The Chairman holds meetings with the non-executive Directors without the executive Directors present.

 

Where Directors have concerns which cannot be resolved about the running of the Company or a proposed action, these concerns are recorded in the Board minutes. On resignation, non-executive Directors may provide a written statement of any concerns they may have.

 

Attendance at Board and Board Committee meetings during the year ended 31 March 2010

 

 
              Board
               Audit
              Finance
               Remuneration
               Nominations
A B A B A B A B A B
                     
T. Roche 12 12 - - - - 5 5 2 2
J. Barry 12 12 - - - - - - 2 2
B. Kearney 12 12 2 2 - - 5 5 2 2
C. Nash 12 12 2 2 - - - - 2 2
D. Tierney 12 12 2 2 - - 5 5 2 2
M. Walsh 12 12 - - - - - - - -

 

Column A – indicates the number of meetings held during the period the Director was a member of the Board and/or Committee.

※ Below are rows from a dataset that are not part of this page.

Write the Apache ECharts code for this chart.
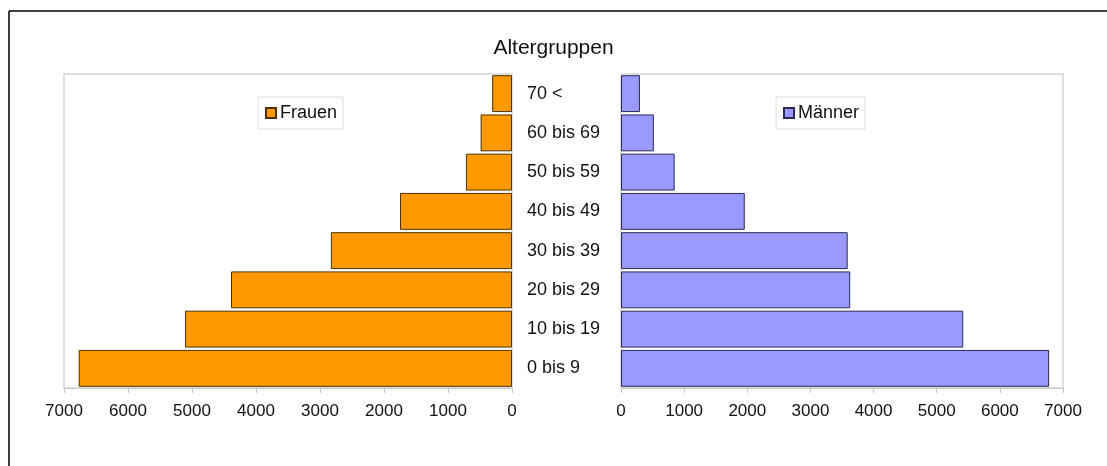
<!DOCTYPE html>
<html>
<head>
<meta charset="utf-8">
<script src="https://cdn.jsdelivr.net/npm/echarts@6/dist/echarts.min.js"></script>
<style>
html,body{margin:0;padding:0;background:#fff;}
#chart{width:1107px;height:466px;}
</style>
</head>
<body>
<div id="chart"></div>
<script>
const categories = ['0 bis 9', '10 bis 19', '20 bis 29', '30 bis 39', '40 bis 49', '50 bis 59', '60 bis 69', '70 <'];
const frauen = [6770, 5110, 4390, 2830, 1750, 720, 490, 310];
const maenner = [6780, 5420, 3630, 3590, 1960, 850, 520, 300];
const axisMin = 0, axisMax = 7000, axisStep = 1000;
const titleText = 'Altergruppen';
const FONT = '"Liberation Sans", Arial, sans-serif';

const chart = echarts.init(document.getElementById('chart'), null, {renderer: 'canvas'});

const valueAxisCommon = {
  type: 'value', min: axisMin, max: axisMax, interval: axisStep,
  splitLine: {show: false},
  axisLine: {show: true, lineStyle: {color: '#c8c8c8', width: 1}},
  axisTick: {show: true, length: 5, lineStyle: {color: '#c8c8c8'}},
  axisLabel: {color: '#111', fontSize: 17, fontFamily: FONT, margin: 15,
    formatter: function (v) { return String(v); }}
};

chart.setOption({
  animation: false,
  backgroundColor: '#fff',
  title: {
    text: titleText, left: 'center', top: 33,
    textStyle: {fontFamily: FONT, fontSize: 21, fontWeight: 'normal', color: '#111'}
  },
  graphic: [
    {type: 'line', shape: {x1: 9, y1: 11, x2: 1107, y2: 11}, style: {stroke: '#000', lineWidth: 1.5}},
    {type: 'line', shape: {x1: 9, y1: 11, x2: 9, y2: 466}, style: {stroke: '#000', lineWidth: 1.5}}
  ],
  legend: [
    {
      data: ['Frauen'], left: 258, top: 97, orient: 'horizontal',
      icon: 'rect', itemWidth: 10, itemHeight: 10, itemGap: 5,
      padding: [7, 6, 7, 7], borderColor: '#dcdcdc', borderWidth: 1,
      textStyle: {fontFamily: FONT, fontSize: 18, color: '#111', padding: [0, 0, 0, -1]}
    },
    {
      data: ['Männer'], left: 776, top: 97, orient: 'horizontal',
      icon: 'rect', itemWidth: 10, itemHeight: 10, itemGap: 5,
      padding: [7, 6, 7, 7], borderColor: '#dcdcdc', borderWidth: 1,
      textStyle: {fontFamily: FONT, fontSize: 18, color: '#111', padding: [0, 0, 0, -1]}
    }
  ],
  grid: [
    {left: 64, top: 74, width: 448, height: 314, show: true, borderColor: '#d6d6d6', borderWidth: 1.5, backgroundColor: '#fff'},
    {left: 621, top: 74, width: 442, height: 314, show: true, borderColor: '#d6d6d6', borderWidth: 1.5, backgroundColor: '#fff'}
  ],
  xAxis: [
    Object.assign({gridIndex: 0, inverse: true}, valueAxisCommon),
    Object.assign({gridIndex: 1}, valueAxisCommon)
  ],
  yAxis: [
    {
      type: 'category', gridIndex: 0, data: categories, position: 'right',
      axisLine: {show: false}, axisTick: {show: false}, axisLabel: {show: false}
    },
    {
      type: 'category', gridIndex: 1, data: categories, position: 'left',
      axisLine: {show: false}, axisTick: {show: false},
      axisLabel: {show: true, align: 'left', margin: 94, color: '#111', fontSize: 18, fontFamily: FONT}
    }
  ],
  series: [
    {
      name: 'Frauen', type: 'bar', xAxisIndex: 0, yAxisIndex: 0, data: frauen,
      barCategoryGap: '6%',
      itemStyle: {color: '#FF9900', borderColor: '#4d3000', borderWidth: 1}
    },
    {
      name: 'Männer', type: 'bar', xAxisIndex: 1, yAxisIndex: 1, data: maenner,
      barCategoryGap: '6%',
      itemStyle: {color: '#9999FF', borderColor: '#2a2a55', borderWidth: 1}
    }
  ]
});
</script>
</body>
</html>
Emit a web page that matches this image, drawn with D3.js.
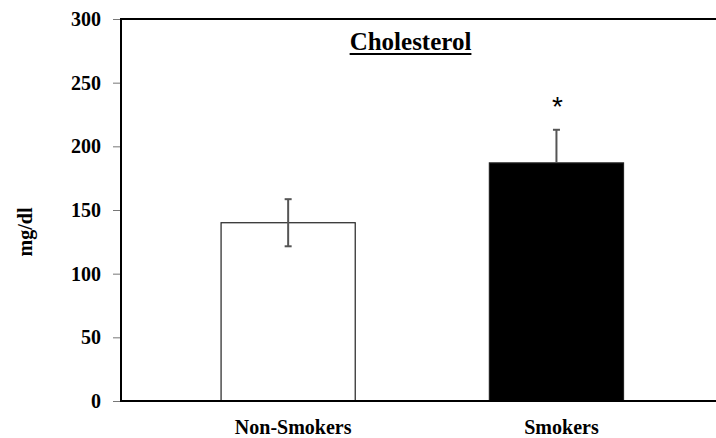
<!DOCTYPE html>
<html>
<head>
<meta charset="utf-8">
<script src="https://cdn.jsdelivr.net/npm/d3@7"></script>
<style>
  html, body { margin: 0; padding: 0; background: #fff; }
  svg { display: block; }
</style>
</head>
<body>
<div id="chart"></div>
<script>
const categories = ["Non-Smokers", "Smokers"];
const values = [140, 187];
const errors = [18.5, 26];
const significance = ["", "*"];
const yTicks = [0, 50, 100, 150, 200, 250, 300];
const title = "Cholesterol";
const yLabel = "mg/dl";

const W = 716, H = 438;
const svg = d3.select("#chart").append("svg").attr("width", W).attr("height", H);

const plotLeft = 121, plotRight = 716, plotTop = 19, plotBottom = 401;

const y = d3.scaleLinear().domain([0, 300]).range([plotBottom, plotTop]);
const x = d3.scaleBand().domain(categories).range([154, 690.6]).paddingInner(0.5).paddingOuter(0.25);

const serif = "Liberation Serif";

// top border
svg.append("line").attr("x1", plotLeft).attr("x2", plotRight)
  .attr("y1", y(300)).attr("y2", y(300))
  .attr("stroke", "#000").attr("stroke-width", 2);

// bars
svg.selectAll("rect.bar").data(categories).enter().append("rect")
  .attr("class", "bar")
  .attr("x", d => x(d))
  .attr("width", x.bandwidth())
  .attr("y", (d, i) => y(values[i]))
  .attr("height", (d, i) => y(0) - y(values[i]))
  .attr("fill", (d, i) => i === 0 ? "#fff" : "#000")
  .attr("stroke", "#222").attr("stroke-width", 1.2);

// error bars
const cap = 3.5;
categories.forEach((c, i) => {
  const cx = x(c) + x.bandwidth() / 2;
  const hi = y(values[i] + errors[i]);
  const lo = y(values[i] - errors[i]);
  const g = svg.append("g").attr("stroke", "#555").attr("stroke-width", 2);
  g.append("line").attr("x1", cx).attr("x2", cx).attr("y1", hi).attr("y2", i === 0 ? lo : y(values[i]));
  g.append("line").attr("x1", cx - cap).attr("x2", cx + cap).attr("y1", hi).attr("y2", hi);
  if (i === 0) g.append("line").attr("x1", cx - cap).attr("x2", cx + cap).attr("y1", lo).attr("y2", lo);
  if (significance[i]) {
    svg.append("text").attr("x", cx + 1).attr("y", y(values[i] + errors[i]) - 14)
      .attr("text-anchor", "middle")
      .style("font-family", "Liberation Sans")
      .attr("font-size", 28).attr("fill", "#000")
      .text(significance[i]);
  }
});

// y axis
const yAxis = svg.append("g").attr("transform", `translate(${plotLeft},0)`)
  .call(d3.axisLeft(y).tickValues(yTicks).tickSize(8).tickPadding(12));
yAxis.select(".domain").remove();
yAxis.selectAll(".tick line").attr("stroke", "#777").attr("stroke-width", 1);
yAxis.selectAll(".tick text").style("font-family", serif).style("font-weight", "bold")
  .style("font-size", "20px").attr("fill", "#000");
svg.append("line").attr("x1", plotLeft).attr("x2", plotLeft)
  .attr("y1", plotTop - 1).attr("y2", plotBottom + 1)
  .attr("stroke", "#000").attr("stroke-width", 2);

// x axis
const xAxis = svg.append("g").attr("transform", `translate(0,${plotBottom})`)
  .call(d3.axisBottom(x).tickSize(0).tickPadding(19));
xAxis.select(".domain").remove();
xAxis.selectAll(".tick text").style("font-family", serif).style("font-weight", "bold")
  .style("font-size", "20px").attr("fill", "#000").attr("dx", 5);
svg.append("line").attr("x1", plotLeft - 1).attr("x2", plotRight)
  .attr("y1", plotBottom).attr("y2", plotBottom)
  .attr("stroke", "#000").attr("stroke-width", 2);

// title
const t = svg.append("text").attr("x", 410.5).attr("y", 50)
  .attr("text-anchor", "middle").style("font-family", serif).style("font-weight", "bold")
  .style("font-size", "25px").attr("fill", "#000").text(title);
const bb = t.node().getBBox();
svg.append("line").attr("x1", bb.x).attr("x2", bb.x + bb.width)
  .attr("y1", 54).attr("y2", 54).attr("stroke", "#000").attr("stroke-width", 2);

// y label
svg.append("text").attr("transform", "translate(32,232) rotate(-90)")
  .attr("text-anchor", "middle").style("font-family", serif).style("font-weight", "bold")
  .style("font-size", "20px").attr("fill", "#000").text(yLabel);
</script>
</body>
</html>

Column B – indicates the number of meetings attended during the period the Director was a member of the Board and/or Committee.

 

Going Concern
The Directors, having made enquiries, believe that the Group and the Company have adequate resources to continue in operational existence for the foreseeable future. Accordingly, they continue to adopt the going concern basis in preparing the financial statements.

 

Compliance Statement
The Company has complied throughout the year with the relevant provisions of the 2008 FRC Combined Code except that:

- the majority of Board Directors are not independent;
- share options have been granted to non-executive Directors and there is no restriction on the disposal of shares after the exercise of such options;
- the Chairman of the Board is not an independent Director;
- the Chairman and one of the members of the Remuneration Committee are not independent Directors;
- the majority of the members of the Nominations Committee were not independent;
- the Audit Committee does not have three independent non-executive directors;
- the Senior Independent Director has not attended meetings with major shareholders, but has been available to meet shareholders. No meetings were requested by any shareholder with the Senior Independent Director;
- formal structures for staff to raise concerns about possible improprieties in the Group were not in place during the year.